Even worse smelling than acetylene generated from carbide with plain water was that generated using urine. It was not uncommon when water was scarce for people to pee into their lamps. I've even had to do that in a low crawlway, which requires a bit of acrobatics. I don't know what got added to the gas in those cases, but it was foul. Acetylene is not poisonous, but it is an asphyxiation hazard in confined space. However the hydrogen sulfide, phosphines and ammonia generated from impurities in carbide are highly poisonous.
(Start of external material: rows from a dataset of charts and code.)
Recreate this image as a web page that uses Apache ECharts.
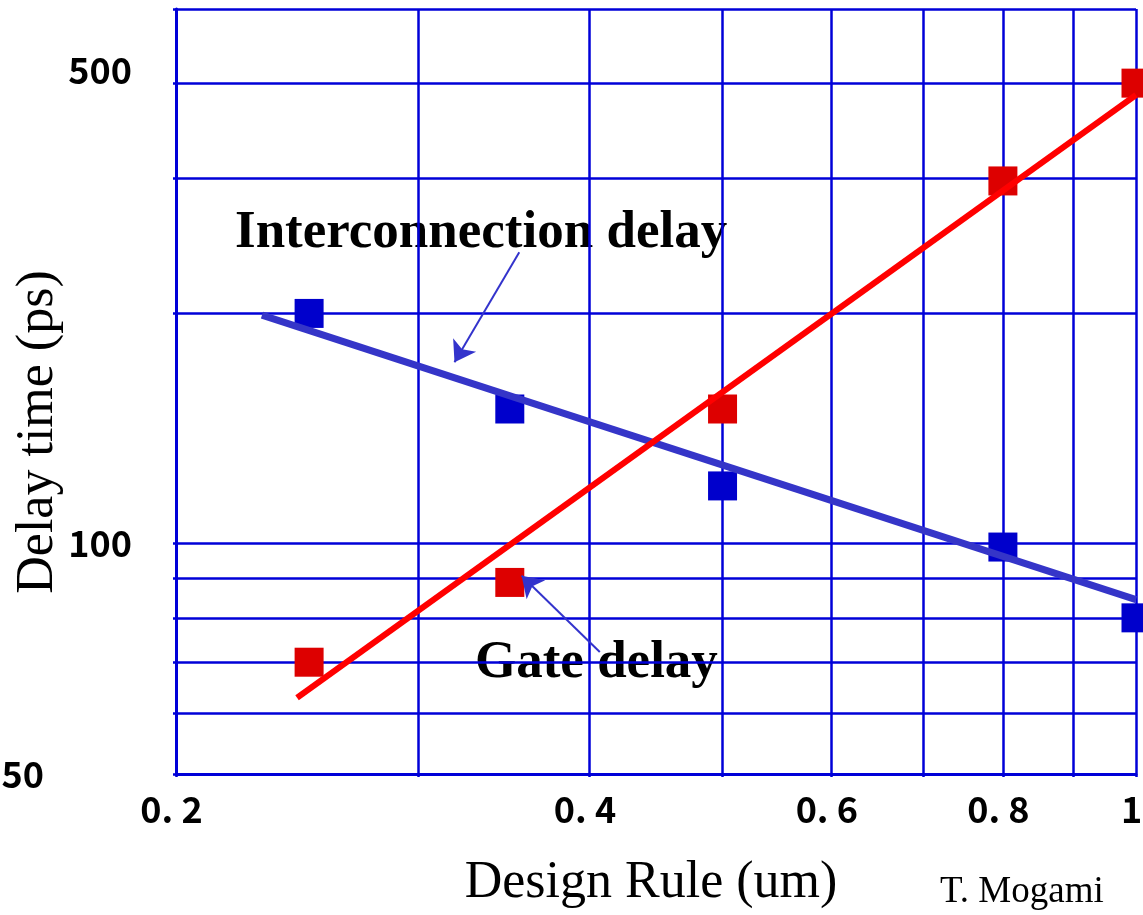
<!DOCTYPE html>
<html>
<head>
<meta charset="UTF-8" />
<title>Delay time vs design rule</title>
<script src="https://cdn.jsdelivr.net/npm/echarts@6/dist/echarts.min.js"></script>
<style>
  html, body { margin: 0; padding: 0; background: #fff; }
  #main { width: 1143px; height: 915px; }
</style>
</head>
<body>
<div id="main"></div>
<script>
// design rule (um)
var designRule = [0.25, 0.35, 0.5, 0.8, 1.0];
// measured delays (ps)
var interconnectDelay = [200, 150, 119, 99, 80];
var gateDelay = [70, 89, 150, 298, 400];
// trend lines, [design rule, ps] at both ends
var interconnectFit = [[0.231, 199], [1.0, 84.5]];
var gateFit = [[0.245, 62.9], [1.0, 386]];
// arrows from the labels, [from, to]
var interconnectArrow = [[0.3556, 240.5], [0.319, 172.7]];
var gateArrow = [[0.407, 72.2], [0.357, 90.8]];

var xGrid = [0.2, 0.3, 0.4, 0.5, 0.6, 0.7, 0.8, 0.9, 1.0];
var xTicks = [0.2, 0.4, 0.6, 0.8, 1.0];
var xTickText = ['0. 2', '0. 4', '0. 6', '0. 8', '1'];
var yGrid = [50, 60, 70, 80, 90, 100, 200, 300, 400, 500];
var yTicks = [50, 100, 400];
var yTickText = ['50', '100', '500'];   // original chart prints "500" on the 400 line

var gridBlue = '#0000d8';
var tickFont = '"Noto Sans CJK JP", "Noto Sans", sans-serif';
var serif = '"Liberation Serif", "Times New Roman", serif';

function pick(list, texts, v) {
  for (var i = 0; i < list.length; i++) {
    if (Math.abs(list[i] - v) < list[i] * 1e-6) return texts[i];
  }
  return '';
}
function pairs(xs, ys) {
  return xs.map(function (x, i) { return [x, ys[i]]; });
}

var tickStyle = { fontFamily: tickFont, fontSize: 36, fontWeight: 'bold', color: '#000' };

var chart = echarts.init(document.getElementById('main'));

chart.setOption({
  animation: false,
  backgroundColor: '#fff',
  grid: { left: 176, right: 7, top: 9, bottom: 141, outerBoundsMode: 'none' },
  xAxis: {
    type: 'log',
    logBase: 10,
    min: 0.2,
    max: 1,
    axisLine: { show: true, lineStyle: { color: gridBlue, width: 3 } },
    axisTick: { show: true, length: 3, customValues: xGrid, lineStyle: { color: gridBlue, width: 2.5 } },
    splitLine: { show: true, lineStyle: { color: gridBlue, width: 2.5 } },
    axisLabel: {
      customValues: xTicks,
      margin: 17,
      formatter: function (v) { return '{t|' + pick(xTicks, xTickText, v) + '}'; },
      rich: {
        t: echarts.util.extend({ padding: [0, 9, 0, 0] }, tickStyle)
      }
    }
  },
  yAxis: {
    type: 'log',
    logBase: 10,
    min: 50,
    max: 500,
    axisLine: { show: true, lineStyle: { color: gridBlue, width: 3 } },
    axisTick: { show: true, length: 3, customValues: yGrid, lineStyle: { color: gridBlue, width: 2.5 } },
    splitLine: { show: true, lineStyle: { color: gridBlue, width: 2.5 } },
    axisLabel: {
      customValues: yTicks,
      margin: 44,
      formatter: function (v) {
        var s = pick(yTicks, yTickText, v);
        if (v < 55) return '{lo|' + s + '}';
        if (v > 300) return '{up|' + s + '}';
        return '{t|' + s + '}';
      },
      rich: {
        t: echarts.util.extend({}, tickStyle),
        lo: echarts.util.extend({ padding: [0, 88, 0, 0] }, tickStyle),
        up: echarts.util.extend({ padding: [0, 0, 26, 0] }, tickStyle)
      }
    }
  },
  series: [
    {
      name: 'Interconnection delay',
      type: 'scatter',
      symbol: 'rect',
      symbolSize: 29,
      itemStyle: { color: '#0000cc', opacity: 1 },
      data: pairs(designRule, interconnectDelay)
    },
    {
      name: 'Gate delay',
      type: 'scatter',
      symbol: 'rect',
      symbolSize: 29,
      itemStyle: { color: '#dd0000', opacity: 1 },
      data: pairs(designRule, gateDelay)
    },
    {
      name: 'Interconnection fit',
      type: 'line',
      symbol: 'none',
      lineStyle: { color: '#3535c8', width: 7 },
      data: interconnectFit,
      markLine: {
        silent: true,
        symbol: ['none', 'arrow'],
        symbolSize: 20,
        label: { show: false },
        lineStyle: { color: '#3333cc', width: 2, type: 'solid' },
        data: [
          [{ coord: interconnectArrow[0] }, { coord: interconnectArrow[1] }],
          [{ coord: gateArrow[0] }, { coord: gateArrow[1] }]
        ]
      }
    },
    {
      name: 'Gate fit',
      type: 'line',
      symbol: 'none',
      lineStyle: { color: '#ff0000', width: 6 },
      data: gateFit
    }
  ],
  graphic: [
    {
      type: 'text', x: 235, y: 233,
      style: { text: 'Interconnection delay', font: 'bold 53px ' + serif, fill: '#000',
               align: 'left', verticalAlign: 'middle', textAlign: 'left', textVerticalAlign: 'middle' }
    },
    {
      type: 'text', x: 475, y: 663,
      style: { text: 'Gate delay', font: 'bold 53px ' + serif, fill: '#000',
               align: 'left', verticalAlign: 'middle', textAlign: 'left', textVerticalAlign: 'middle' }
    },
    {
      type: 'text', x: 38, y: 432, rotation: Math.PI / 2,
      style: { text: 'Delay time (ps)', font: '52px ' + serif, fill: '#000',
               align: 'center', verticalAlign: 'middle', textAlign: 'center', textVerticalAlign: 'middle' }
    },
    {
      type: 'text', x: 651, y: 883,
      style: { text: 'Design Rule (um)', font: '52px ' + serif, fill: '#000',
               align: 'center', verticalAlign: 'middle', textAlign: 'center', textVerticalAlign: 'middle' }
    },
    {
      type: 'text', x: 940, y: 892,
      style: { text: 'T. Mogami', font: '37px ' + serif, fill: '#000',
               align: 'left', verticalAlign: 'middle', textAlign: 'left', textVerticalAlign: 'middle' }
    }
  ]
});
</script>
</body>
</html>
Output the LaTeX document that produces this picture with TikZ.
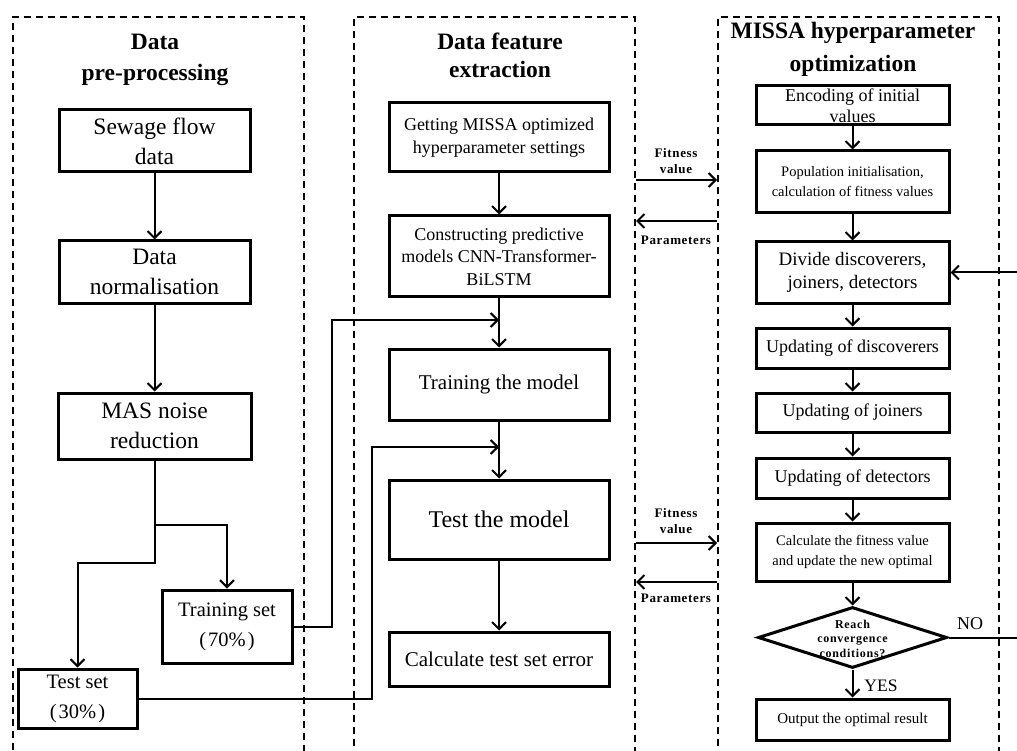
\documentclass[tikz,border=0pt]{standalone}
\usepackage{fontspec}
\setmainfont{Liberation Serif}
\usetikzlibrary{arrows.meta,shapes.geometric}
\begin{document}
\begin{tikzpicture}[x=1pt,y=-1pt,
  panel/.style={draw,dash pattern=on 7pt off 5pt,line width=2pt,rectangle,inner sep=0pt,anchor=north west},
  box/.style={draw,line width=3pt,rectangle,align=center,inner sep=0pt},
  arr/.style={line width=2pt,-{Straight Barb[length=7pt,width=14pt,line width=2pt]}},
  ttl/.style={font=\bfseries\fontsize{23.5}{30}\selectfont,align=center,inner sep=0pt},
  lbl/.style={font=\bfseries\fontsize{13}{16}\selectfont\addfontfeatures{LetterSpace=5},align=center,inner sep=0pt},
  fL/.style={font=\fontsize{23.5}{30}\selectfont},
  fM/.style={font=\fontsize{18}{22.5}\selectfont},
  fS/.style={font=\fontsize{14.5}{20}\selectfont},
]
\useasboundingbox (0,0) rectangle (1017,751);

% dashed stage panels
\node[panel,minimum width=291pt,minimum height=780pt] (pL) at (12,16) {};
\node[panel,minimum width=281pt,minimum height=780pt] (pM) at (353,16) {};
\node[panel,minimum width=281pt,minimum height=780pt] (pR) at (717,16) {};

% panel titles
\node[ttl,font=\bfseries\fontsize{23.5}{31}\selectfont] (tL) at (155,60) {Data\\pre-processing};
\node[ttl,font=\bfseries\fontsize{23.5}{28}\selectfont] (tM) at (500,55.5) {Data feature\\extraction};
\node[ttl,font=\bfseries\fontsize{23.5}{33}\selectfont] (tR) at (853,49) {MISSA hyperparameter\\optimization};

% pre-processing column
\node[box,fL,minimum width=191pt,minimum height=62pt] (sew) at (154.5,141) {Sewage flow\\data};
\node[box,fL,minimum width=191pt,minimum height=62pt] (norm) at (154.5,272) {Data\\normalisation};
\node[box,fL,minimum width=193pt,minimum height=66pt] (mas) at (154.5,426) {MAS noise\\reduction};
\node[box,font=\fontsize{20.5}{30}\selectfont,minimum width=130pt,minimum height=73pt] (train) at (227,626.5) {Training set\\(\kern2pt70\%\kern2pt)};
\node[box,font=\fontsize{20.5}{30}\selectfont,minimum width=119pt,minimum height=59pt] (test) at (77.5,698.5) {Test set\\(\kern2pt30\%\kern2pt)};

% feature extraction column
\node[box,fM,minimum width=220pt,minimum height=69pt] (get) at (499,137.5) {Getting MISSA optimized\\hyperparameter settings};
\node[box,fM,minimum width=220pt,minimum height=81pt] (cons) at (499,256.5) {Constructing predictive\\models CNN-Transformer-\\BiLSTM};
\node[box,font=\fontsize{21}{25}\selectfont,minimum width=220pt,minimum height=71pt] (trm) at (499,384.5) {Training the model};
\node[box,font=\fontsize{24}{28}\selectfont,minimum width=220pt,minimum height=79pt] (tsm) at (499,519.5) {Test the model};
\node[box,font=\fontsize{21}{25}\selectfont,minimum width=220pt,minimum height=54pt] (err) at (499,659) {Calculate test set error};

% optimisation column
\node[box,font=\fontsize{18}{21}\selectfont,minimum width=193pt,minimum height=39pt] (enc) at (852.5,105.5) {Encoding of initial\\values};
\node[box,fS,minimum width=193pt,minimum height=62pt] (pop) at (852.5,182) {Population initialisation,\\calculation of fitness values};
\node[box,font=\fontsize{19}{23}\selectfont,minimum width=193pt,minimum height=61pt] (div) at (852.5,272.5) {Divide discoverers,\\joiners, detectors};
\node[box,fM,minimum width=193pt,minimum height=40pt] (upd) at (852.5,348) {Updating of discoverers};
\node[box,fM,minimum width=193pt,minimum height=39pt] (upj) at (852.5,412.5) {Updating of joiners};
\node[box,fM,minimum width=193pt,minimum height=40pt] (ups) at (852.5,478) {Updating of detectors};
\node[box,fS,minimum width=193pt,minimum height=58pt] (fit) at (852.5,552) {Calculate the fitness value\\and update the new optimal};
\node[draw,line width=3pt,diamond,inner sep=0pt,minimum width=189pt,minimum height=61pt] (dia) at (852.5,637.5) {};
\node[font=\bfseries\fontsize{12}{14.5}\selectfont\addfontfeatures{LetterSpace=6},align=center,inner sep=0pt] (diat) at (852.5,638.5) {Reach\\convergence\\conditions?};
\node[box,font=\fontsize{15}{18}\selectfont,minimum width=193pt,minimum height=41pt] (out) at (852.5,719.5) {Output the optimal result};

% branch labels
\node[font=\fontsize{18}{20}\selectfont,inner sep=0pt] (no) at (970,624) {NO};
\node[font=\fontsize{17.5}{20}\selectfont,inner sep=0pt] (yes) at (881,686) {YES};

% exchange labels between the panels
\node[lbl] (fv1) at (676,161) {Fitness\\value};
\node[lbl] (pa1) at (676,240) {Parameters};
\node[lbl] (fv2) at (676,521) {Fitness\\value};
\node[lbl] (pa2) at (676,598) {Parameters};

% helper coordinates
\coordinate (r1) at (0,180);
\coordinate (r2) at (0,221);
\coordinate (r3) at (0,543);
\coordinate (r4) at (0,582);
\coordinate (s1) at (154.5,525);
\coordinate (s2) at (154.5,563);
\coordinate (jt) at (499,320);
\coordinate (js) at (499,447);
\coordinate (bt) at (332,0);
\coordinate (bs) at (372,0);
\coordinate (lx) at (1035,0);

% pre-processing flow
\draw[arr] (sew) -- (norm);
\draw[arr] (norm) -- (mas);
\draw[arr] (mas.south) -- (s1) -| (train.north);
\draw[arr] (s1) -- (s2) -| (test.north);
\draw[arr] (train.east) -| (bt |- jt) -- (jt);
\draw[arr] (test.east) -| (bs |- js) -- (js);

% feature extraction flow
\draw[arr] (get) -- (cons);
\draw[arr] (cons) -- (trm);
\draw[arr] (trm) -- (tsm);
\draw[arr] (tsm) -- (err);

% exchange with the optimiser
\draw[arr] (pM.east |- r1) -- (pR.west |- r1);
\draw[arr] (pR.west |- r2) -- (pM.east |- r2);
\draw[arr] (pM.east |- r3) -- (pR.west |- r3);
\draw[arr] (pR.west |- r4) -- (pM.east |- r4);

% optimisation flow
\draw[arr] (enc) -- (pop);
\draw[arr] (pop) -- (div);
\draw[arr] (div) -- (upd);
\draw[arr] (upd) -- (upj);
\draw[arr] (upj) -- (ups);
\draw[arr] (ups) -- (fit);
\draw[arr] (fit) -- (dia);
\draw[arr] (dia) -- (out);
\draw[arr] (dia.east) -- (dia.east -| lx) |- (div.east);
\end{tikzpicture}
\end{document}
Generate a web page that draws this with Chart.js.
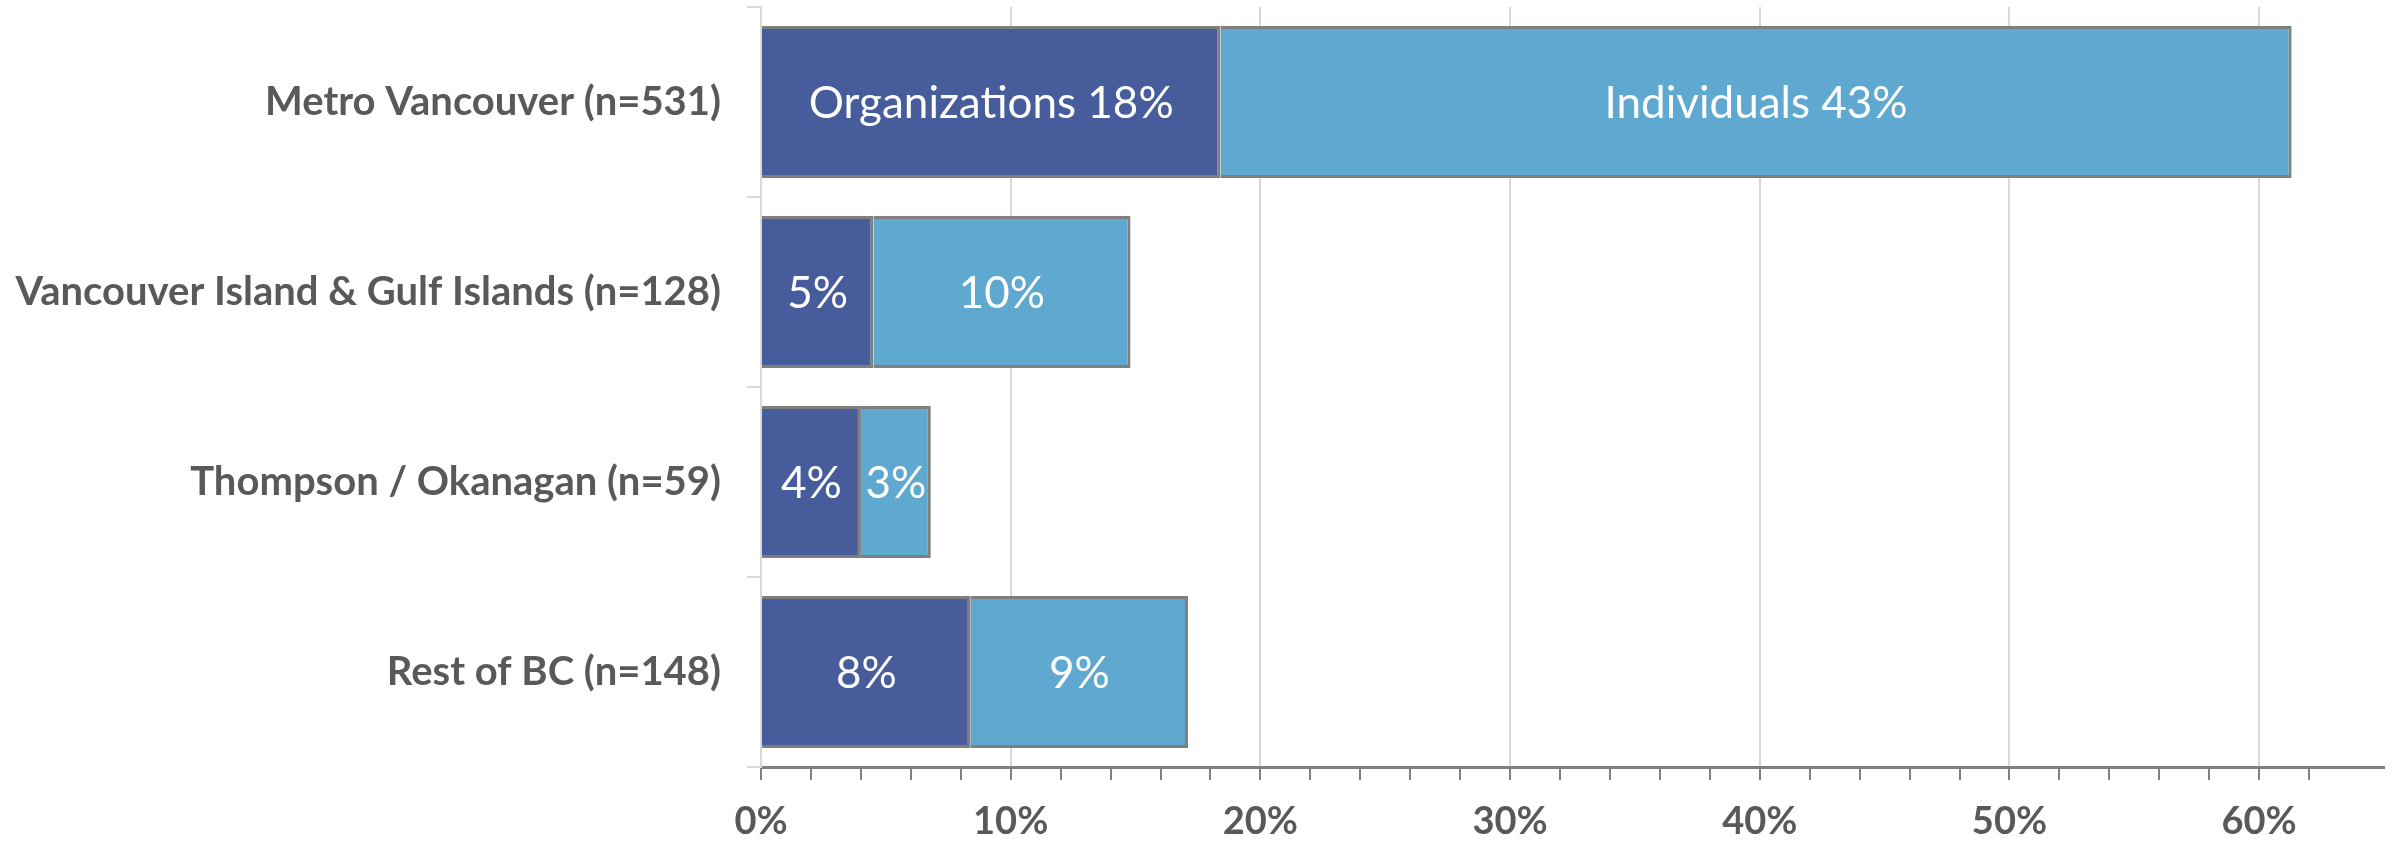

It's not a good idea to breathe any significant quantity of these.

Mark

At 01:37 PM 8/24/2012, Diana Tomchick wrote:
On Aug 24, 2012, at 11:37 AM, Carl Kunath wrote:

> With experience, cavers became expert in firing a lamp by beginning a flow of water, sniffing the tip for the tell-tale odor of acetylene, trapping just the

It's not the acetylene you smelled--acetylene has no odor--but the impurities in the carbide, which are sulfur containing compounds (hence the "rotten egg" or hydrogen disulfide smell of burning carbide). When I went caving in the Slovak republic about ten years ago, many of the local cavers used carbide as batteries were quite expensive there at that time (this was before they entered the European Union). The first trip I went on was in a region of the country near the capital city of Bratislava, and one of the cavers knew I was trained as a chemist. He pointed out to me that the carbide he was using, which was from a Slovak factory, had different impurities than the American carbide I was used to, as it didn't smell like rotten eggs, but had more of a phosphorus smell to it--and he was right. You'd have to be a synthetic chemist to recognize that smell as originating from phosphorus compounds, but anyone with a normal sense of smell would correctly differentiate it from the rotten egg smell of American carbide.